Bucks fans may never know why then-Bucks GM Slickless Larry Harris rescinded the vote of confidence he gave Porter at the end of the Bucks injury-riddled 2004-05 season. When Bucks owner Herb Kohl fired Harris in March, he told us the firing of Porter was “Larry’s decision” — but then Herb had been labelled a meddler by ESPN’s Marc Stein and was on the defensive about that “growing reputation” and perception.

In any case, Porter got a bum shake from an impatient GM who didn’t have a plan for building the Bucks. Porter deserved another year, if for no other reason than it is bad policy to treat a hometown hero with such little respect when being a hometown hero is part of the reason Porter got the job in the first place.

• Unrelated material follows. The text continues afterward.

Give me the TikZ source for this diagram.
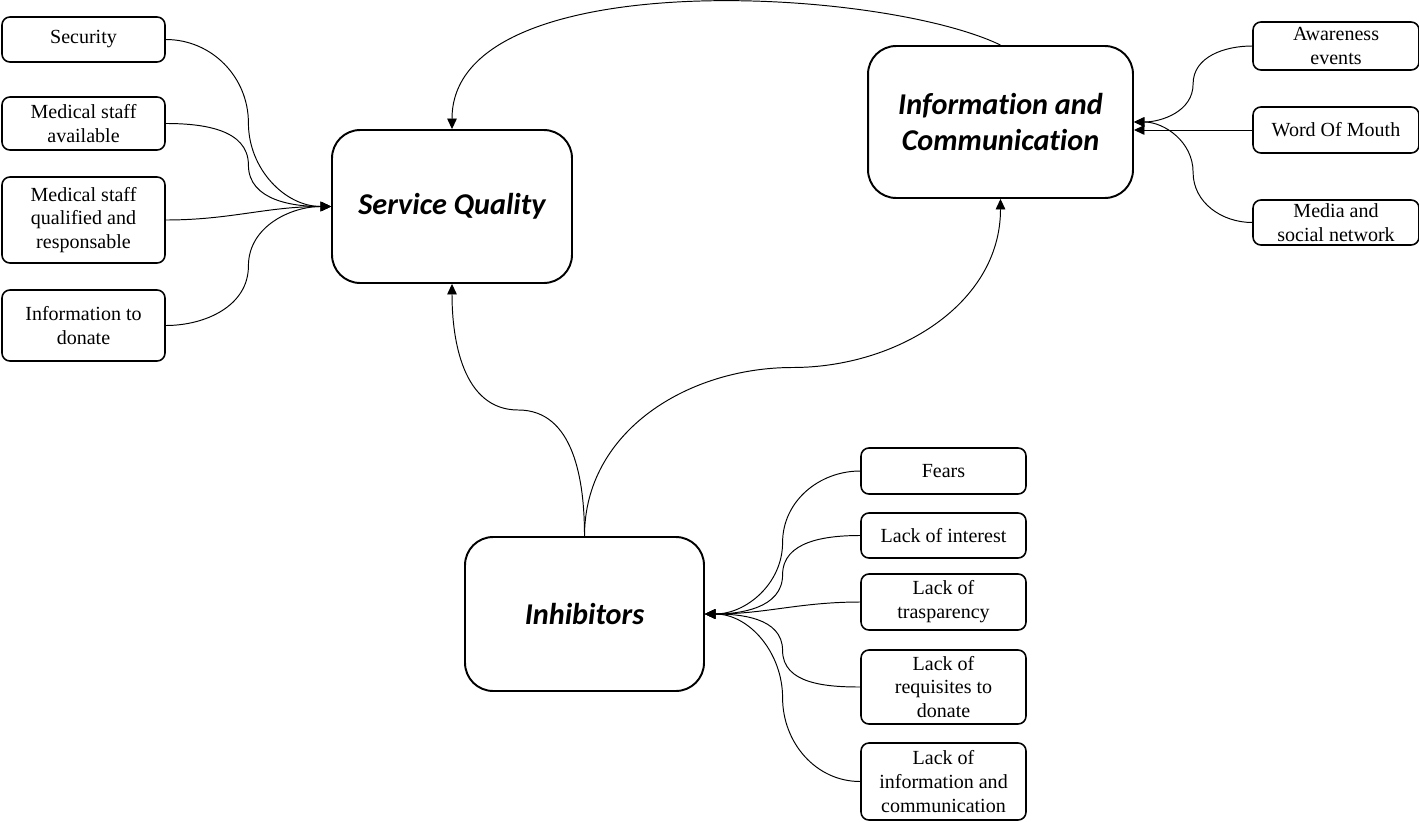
\documentclass[tikz,border=0pt]{standalone}
\usepackage{fontspec}
\setmainfont{Liberation Serif}
\newfontfamily\topicfont[Ligatures=NoCommon]{Carlito}
\usetikzlibrary{arrows.meta,calc}

\begin{document}
\begin{tikzpicture}[x=0.02cm,y=-0.02cm,
    item/.style={draw,line width=0.9pt,rounded corners=4.5pt,minimum width=3.26cm,align=center,inner sep=1pt,font=\fontsize{11.4}{13.6}\selectfont},
    topic/.style={draw,line width=1.1pt,rounded corners=16pt,align=center,font=\topicfont\bfseries\itshape\fontsize{17.2}{20.5}\selectfont},
    link/.style={line width=0.55pt,-{Triangle[length=6pt,width=5.5pt]}}]
    \useasboundingbox (0,0) rectangle (1419,821);
    % main topics
    \node[topic,minimum width=4.8cm,minimum height=3.06cm] (sq) at (452,206.5) {Service Quality};
    \node[topic,minimum width=5.3cm,minimum height=3.04cm] (ic) at (1000.5,122) {Information and\\Communication};
    \node[topic,minimum width=4.78cm,minimum height=3.08cm] (inh) at (584.5,614) {Inhibitors};
    % service quality items
    \node[item,minimum height=0.9cm] (sec) at (83.5,39.5) {Security};
    \node[item,minimum height=1.06cm] (msa) at (83.5,123.5) {Medical staff\\available};
    \node[item,minimum height=1.72cm] (msq) at (83.5,220) {Medical staff\\qualified and\\responsable};
    \node[item,minimum height=1.42cm] (itd) at (83.5,325.5) {Information to\\donate};
    % information items
    \node[item,minimum width=3.32cm,minimum height=0.96cm] (aw) at (1336,46) {Awareness\\events};
    \node[item,minimum width=3.32cm,minimum height=0.92cm] (wom) at (1336,130) {Word Of Mouth};
    \node[item,minimum width=3.32cm,minimum height=0.9cm] (med) at (1336,222.5) {Media and\\social network};
    % inhibitor items
    \node[item,minimum width=3.3cm,minimum height=0.92cm] (fears) at (943.5,471) {Fears};
    \node[item,minimum width=3.3cm,minimum height=0.9cm] (loi) at (943.5,535.5) {Lack of interest};
    \node[item,minimum width=3.3cm,minimum height=1.12cm] (lot) at (943.5,602) {Lack of\\trasparency};
    \node[item,minimum width=3.3cm,minimum height=1.48cm] (lor) at (943.5,687) {Lack of\\requisites to\\donate};
    \node[item,minimum width=3.3cm,minimum height=1.54cm] (loic) at (943.5,781.5) {Lack of\\information and\\communication};
    % lines into service quality
    \draw[link] (sec.east) to[out=0,in=90] ($(sec.east)!0.5!(sq.west)$) to[out=-90,in=180] (sq.west);
    \draw[link] (msa.east) to[out=0,in=90] ($(msa.east)!0.5!(sq.west)$) to[out=-90,in=180] (sq.west);
    \draw[link] (msq.east) to[out=0,in=180] (sq.west);
    \draw[link] (itd.east) to[out=0,in=-90] ($(itd.east)!0.5!(sq.west)$) to[out=90,in=180] (sq.west);
    % lines into information and communication
    \draw[link] (aw.west) to[out=180,in=90] ($(aw.west)!0.5!(ic.east)$) to[out=-90,in=0] (ic.east);
    \draw[link] (wom.west) -- (wom.west -| ic.east);
    \draw[link] (med.west) to[out=180,in=-90] ($(med.west)!0.5!(ic.east)$) to[out=90,in=0] (ic.east);
    % lines into inhibitors
    \draw[link] (fears.west) to[out=180,in=90] ($(fears.west)!0.5!(inh.east)$) to[out=-90,in=0] (inh.east);
    \draw[link] (loi.west) to[out=180,in=90] ($(loi.west)!0.5!(inh.east)$) to[out=-90,in=0] (inh.east);
    \draw[link] (lot.west) to[out=180,in=0] (inh.east);
    \draw[link] (lor.west) to[out=180,in=-90] ($(lor.west)!0.5!(inh.east)$) to[out=90,in=0] (inh.east);
    \draw[link] (loic.west) to[out=180,in=-90] ($(loic.west)!0.5!(inh.east)$) to[out=90,in=0] (inh.east);
    % lines between topics
    \draw[link] (ic.north) .. controls +(-120,-58) and +(0,-166) .. (sq.north);
    \draw[link] (inh.north) to[out=90,in=0] ($(inh.north)!0.5!(sq.south)$) to[out=180,in=-90] (sq.south);
    \draw[link] (inh.north) to[out=90,in=180] ($(inh.north)!0.5!(ic.south)$) to[out=0,in=-90] (ic.south);
\end{tikzpicture}
\end{document}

Terry’s been coaching in Detroit the last couple of years — under Flip Sanders, one of the coaches Harris supposedly fired Porter to bring to Milwaukee (I’ve come to doubt that’s the real reason Porter was fired) — which says something about how well-regarded Porter is in NBA coaching circles. Suns GM Kerr is looking to bring a defensive edge to the Suns, and who better than the top assistant in Detroit? Phoenix, with Nash and Stoudamire and Shaq, looks like a good opportunity. It’s about time Porter got a second chance to head a team.

Vecsey tabs Terry Porter on head coaches’ list

How short is the list of great coaching candidates in the NBA today?  Very short. Maybe even shorter than the shelf life of a Larry Brown commitment.

After the five big names mentioned by every team in the coaching market – Jeff Van Gundy, Larry Brown, Rick Carlisle, Scott Skiles and Mike Fratello – the first name tossed into the “available” ring by New York Post columnist Peter Vecsey is none other than former Bucks coach Terry Porter.

Seems that Vecsey, like many Bucks fans, thinks Porter was unfairly fired by Kohl back in 2005, and deserves a second chance. In retrospect, maybe Porter doesn’t lose his job at all it had occured to the senator and GM Larry Harris to find out if the coach they wanted, Flip Saunders, would actually come to work for them.

Find the replacement first, then fire the coach. That’s the Detroit way. Joe Dumars and John Hammond had Larry Brown all lined up when they fired Rick Carlisle in 2003. And they had Flip Saunders ready to go shortly after ridding themselves of Brown two years later. I’d be very surprised if Hammond does things differently in Milwaukee, firing Krystkowiak before he’s found his replacement.

However Hammond proceeds, Vecsey offered up Porter’s name as his top suggestion to coach the Memphis Grizzlies, based on speculation that the Grizzlies might not land Larry Brown, whom they’ve been considering as GM/coach. Vecsey figures Brown will seek greener pastures than Memphis and that the other top candidates, Carlisle and Skiles, will be headed for other teams.